The Motion Sick: I Had A Dream: My Country

Skip down a bit past the “My Country” song lyrics if you want to read about a funny dream I had the other night and skip some political talk.

For those of you who are unaware, The Motion Sick has a song called “My Country.”  It was written in response to the extensive oppression of civil liberties that began in late 2001.  Without writing a lengthy essay on the subject, I had (and still have) concerns that measures taken in the name of protecting the populace (the Patriot Act in particular) are substantially detrimental.
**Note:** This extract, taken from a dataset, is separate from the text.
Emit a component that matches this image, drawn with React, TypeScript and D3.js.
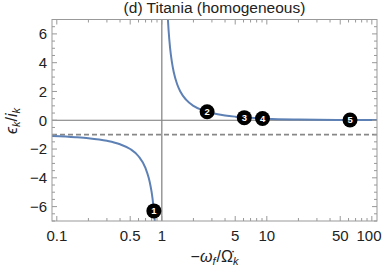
import React from "react";
import * as d3 from "d3";

// curve values (x = -ω_f/Ω̇_k, y = ε_k/i_k)
const leftX = [0.09, 0.15, 0.2, 0.3, 0.4, 0.5, 0.6, 0.7, 0.75, 0.78, 0.8, 0.83, 0.857];
const leftY = [-1.1, -1.18, -1.25, -1.43, -1.67, -2.0, -2.5, -3.33, -4.0, -4.55, -5.0, -5.9, -7.0];
const rightX = [1.143, 1.16, 1.2, 1.25, 1.3, 1.4, 1.5, 1.7, 2, 2.5, 3, 4, 5, 7, 10, 20, 50, 112];
const rightY = [7.0, 6.25, 5.0, 4.0, 3.33, 2.5, 2.0, 1.43, 1.0, 0.67, 0.5, 0.33, 0.25, 0.17, 0.11, 0.053, 0.02, 0.009];

const markerX = [0.84, 2.7, 6.1, 9.1, 62];
const markerY = [-6.3, 0.59, 0.18, 0.12, 0.02];
const markerLabels = ["1", "2", "3", "4", "5"];

const xTicks = [0.1, 0.5, 1, 5, 10, 50, 100];
const xTickLabels = ["0.1", "0.5", "1", "5", "10", "50", "100"];
const yTicks = [-6, -4, -2, 0, 2, 4, 6];
const yTickLabels = ["\u22126", "\u22124", "\u22122", "0", "2", "4", "6"];

const asymptote = -1;

const W = 385;
const H = 273;
const margin = { top: 19.5, right: 8, bottom: 52, left: 52 };
const font = "'Liberation Sans', Arial, sans-serif";
const frameColor = "#999";

export default function App() {
  const x = d3
    .scaleLog()
    .domain([0.09, 112])
    .range([margin.left, W - margin.right]);
  const y = d3
    .scaleLinear()
    .domain([-7, 7])
    .range([H - margin.bottom, margin.top]);

  const [x0, x1] = x.range();
  const [y0, y1] = y.range(); // y0 bottom, y1 top

  const line = d3
    .line<[number, number]>()
    .x((d) => x(d[0]))
    .y((d) => y(d[1]))
    .curve(d3.curveMonotoneX);

  const left = leftX.map((v, i) => [v, leftY[i]] as [number, number]);
  const right = rightX.map((v, i) => [v, rightY[i]] as [number, number]);

  // minor ticks
  const xMinor: number[] = [];
  [0.1, 1, 10].forEach((dec) => {
    for (let k = 1; k <= 9; k++) {
      const v = dec * k;
      if (v >= 0.09 && v <= 112 && !xTicks.includes(+v.toFixed(4))) xMinor.push(v);
    }
  });
  const yMinor = d3.range(-7, 7.01, 0.5).filter((v) => !yTicks.includes(v));

  return (
    <svg
      width={W}
      height={H}
      style={{ position: "absolute", left: 0, top: 0, background: "#fff" }}
    >
      <text x={(x0 + x1) / 2} y={13} textAnchor="middle" fontFamily={font} fontSize={15.5} fill="#222">
        (d) Titania (homogeneous)
      </text>

      <defs>
        <clipPath id="plot">
          <rect x={x0} y={y1} width={x1 - x0} height={y0 - y1} />
        </clipPath>
      </defs>

      {/* axes through the origin */}
      <line x1={x0} x2={x1} y1={y(0)} y2={y(0)} stroke="#777" strokeWidth={1} />
      <line x1={x(1)} x2={x(1)} y1={y1} y2={y0} stroke="#888" strokeWidth={1.3} />
      <line
        x1={x0}
        x2={x1}
        y1={y(asymptote)}
        y2={y(asymptote)}
        stroke="#888"
        strokeWidth={1.8}
        strokeDasharray="5,3"
      />

      <g clipPath="url(#plot)">
        <path d={line(left) || ""} fill="none" stroke="#5E81B5" strokeWidth={2} />
        <path d={line(right) || ""} fill="none" stroke="#5E81B5" strokeWidth={2} />
      </g>

      {/* frame */}
      <rect x={x0} y={y1} width={x1 - x0} height={y0 - y1} fill="none" stroke={frameColor} strokeWidth={1} />

      {xTicks.map((t) => (
        <g key={"xt" + t}>
          <line x1={x(t)} x2={x(t)} y1={y0} y2={y0 - 5} stroke={frameColor} />
          <line x1={x(t)} x2={x(t)} y1={y1} y2={y1 + 5} stroke={frameColor} />
        </g>
      ))}
      {xMinor.map((t) => (
        <g key={"xm" + t}>
          <line x1={x(t)} x2={x(t)} y1={y0} y2={y0 - 3} stroke={frameColor} />
          <line x1={x(t)} x2={x(t)} y1={y1} y2={y1 + 3} stroke={frameColor} />
        </g>
      ))}
      {yTicks.map((t) => (
        <g key={"yt" + t}>
          <line x1={x0} x2={x0 + 5} y1={y(t)} y2={y(t)} stroke={frameColor} />
          <line x1={x1} x2={x1 - 5} y1={y(t)} y2={y(t)} stroke={frameColor} />
        </g>
      ))}
      {yMinor.map((t) => (
        <g key={"ym" + t}>
          <line x1={x0} x2={x0 + 3} y1={y(t)} y2={y(t)} stroke={frameColor} />
          <line x1={x1} x2={x1 - 3} y1={y(t)} y2={y(t)} stroke={frameColor} />
        </g>
      ))}

      {xTicks.map((t, i) => (
        <text
          key={"xl" + t}
          x={Math.min(x(t), x1 - 8)}
          y={241}
          textAnchor="middle"
          fontFamily={font}
          fontSize={15}
          fill="#222"
        >
          {xTickLabels[i]}
        </text>
      ))}
      {yTicks.map((t, i) => (
        <text
          key={"yl" + t}
          x={x0 - 5}
          y={y(t)}
          dy="0.36em"
          textAnchor="end"
          fontFamily={font}
          fontSize={15}
          fill="#222"
        >
          {yTickLabels[i]}
        </text>
      ))}

      {/* markers */}
      {markerX.map((v, i) => (
        <g key={"m" + i} transform={`translate(${x(v)},${y(markerY[i])})`}>
          <circle r={7.5} fill="#000" />
          <text
            y={3.4}
            textAnchor="middle"
            fontFamily={font}
            fontSize={9.5}
            fontWeight="bold"
            fill="#fff"
          >
            {markerLabels[i]}
          </text>
        </g>
      ))}

      {/* axis titles */}
      <text x={(x0 + x1) / 2} y={262} textAnchor="middle" fontFamily={font} fontSize={16} fill="#222">
        {"\u2212"}
        <tspan fontStyle="italic">{"\u03C9"}</tspan>
        <tspan fontStyle="italic" fontSize={11} dy={3}>f</tspan>
        <tspan dy={-3} dx={1}>/</tspan>
        <tspan>{"\u03A9\u0307"}</tspan>
        <tspan fontStyle="italic" fontSize={11} dy={3}>k</tspan>
      </text>
      <text
        transform={`translate(17,121) rotate(-90)`}
        textAnchor="middle"
        fontFamily={font}
        fontSize={16}
        fill="#222"
      >
        <tspan fontStyle="italic">{"\u03F5"}</tspan>
        <tspan fontStyle="italic" fontSize={11} dy={3}>k</tspan>
        <tspan dy={-3}>/</tspan>
        <tspan fontStyle="italic">i</tspan>
        <tspan fontStyle="italic" fontSize={11} dy={3}>k</tspan>
      </text>
    </svg>
  );
}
The song is really a reaction to the frustration of directly observing, perhaps for the first time in my life, the use of irrational fear to manipulate feelings. 

I will say that, without a doubt, I am nothing but thankful to be a U.S. citizen and to live in a country that is generally a great, free place with a lot of opportunities for a wide range of people.  That is not to say that it is a utopia nor that we should be complacent and satisfied with the levels of equality present in the U.S.  There are always improvements to be made. 

I will say that I am also grateful to those who have risked or sacrificed themselves in the name of preserving this country or oppressed or endangered peoples of other nations.  I do not always agree with military actions, but I do not find myself in a position to be knowledgeable enough regarding specific conflicts to make fair, unemotional judgments regarding the value of these wars.  It’s certainly easy to say that war is always bad.  It’s certainly easy to examine a single incident of death and declare that the cause was unjust and unworthy.  It’s extremely difficult for us to look at things with a wider scope and really understand the potential value and benefit.  No one likes war, but sometimes, perhaps, there is great value to conflict. 

Most people agree now that WWII was fought necessarily, and though we may regret the great many casualties, it is difficult to imagine a position of isolationism.  At the time, this approach was supported by many, many people including Charles Lindbergh (who later flew combat missions in the war).

My concern with more recent conflicts hinges on what I perceive as a dishonest presentation of the underlying motivation and immediacy.  With that in mind, the song “My Country” is really not about the value (or lack thereof) of any specific conflict, but rather the idea that I am not willing to succumb to what I perceive as pure scare tactics. 

I do not even remotely mean any of the song as disrespect to anyone who has ever, or is presently serving in the armed forces.  The song is, however, often misinterpreted as either that or as a peace/anti-war anthem of sorts.  I consider it an anti-fear anthem.  

The lyrics are as follows:

I’ll line up in order of rank or of stature
if you’ll paint me a rainbow to hide my true colors
don’t ship me to front lines, don’t ask me to bother
to lace up my boots or to wear something leather
don’t buy me some clothing to impress all the HRs
don’t tell me that it will look good on my CV
don’t put me up, clean me up, sell my bad habits
sit me down to relax in front of a TV
’cause I, I will not die for my country

So I’ll put up a scarecrow to scare off my neighbors
and to have something for birds to light down upon
’cause in school I learned not to talk to strangers
and that’s why I’m scared now to meet anyone
so forget my name like a tied up and knotted string
it’s just my way, you know it’s how I’m grappling
with hurtling through space in an orbit unending
thinking I matter, yeah I know it’s pretending
but I, I will not die for my country
no I, I will not die for my country

So I put up a colored cloth that represents borders
so the angel of death knows not to deport me
my neighbor’s the enemy cause he can’t afford one
they’ve slaughtered his family, now they’re taking his first born
You can scare me with smart bombs
And scare me with anthrax
And scare me with vague threats of foreign attacks
mandate allegiance and increase income tax
but I, I will not die for my country
no I, I will not die for my country

You can download the song at:

With this explanation of the song’s meaning and the prevalence of misinterpretation, you hopefully understand why I am hesitant to play the song in many live settings without an opportunity for providing context.  This is the basis for the following dream that I recently had:

The Motion Sick had a performance somewhere in a roadhouse sort of bar in the South.  We were playing through our set successfully when Travis declared that we should play “My Country.”  I declined given the environment.  He ignored my declination and counted off the song.  The whole band began playing the song.  I approached the microphone unsure of what to do when I had an idea.  I said:

This is a poem written by our drummer Travis.  It’s called, ‘The Monkey and the Mouse.’  It goes like this:

A mouse and a monkey lived in a tree
One large, one small, but each of them free
The monkey said to the mouse, ‘you are so tiny, yet you live in a tree.’
The mouse said back, ‘yes, I live in this tree.’
The monkey swung high and the monkey swung low.
The mouse climbed up and down, went where he wanted to go.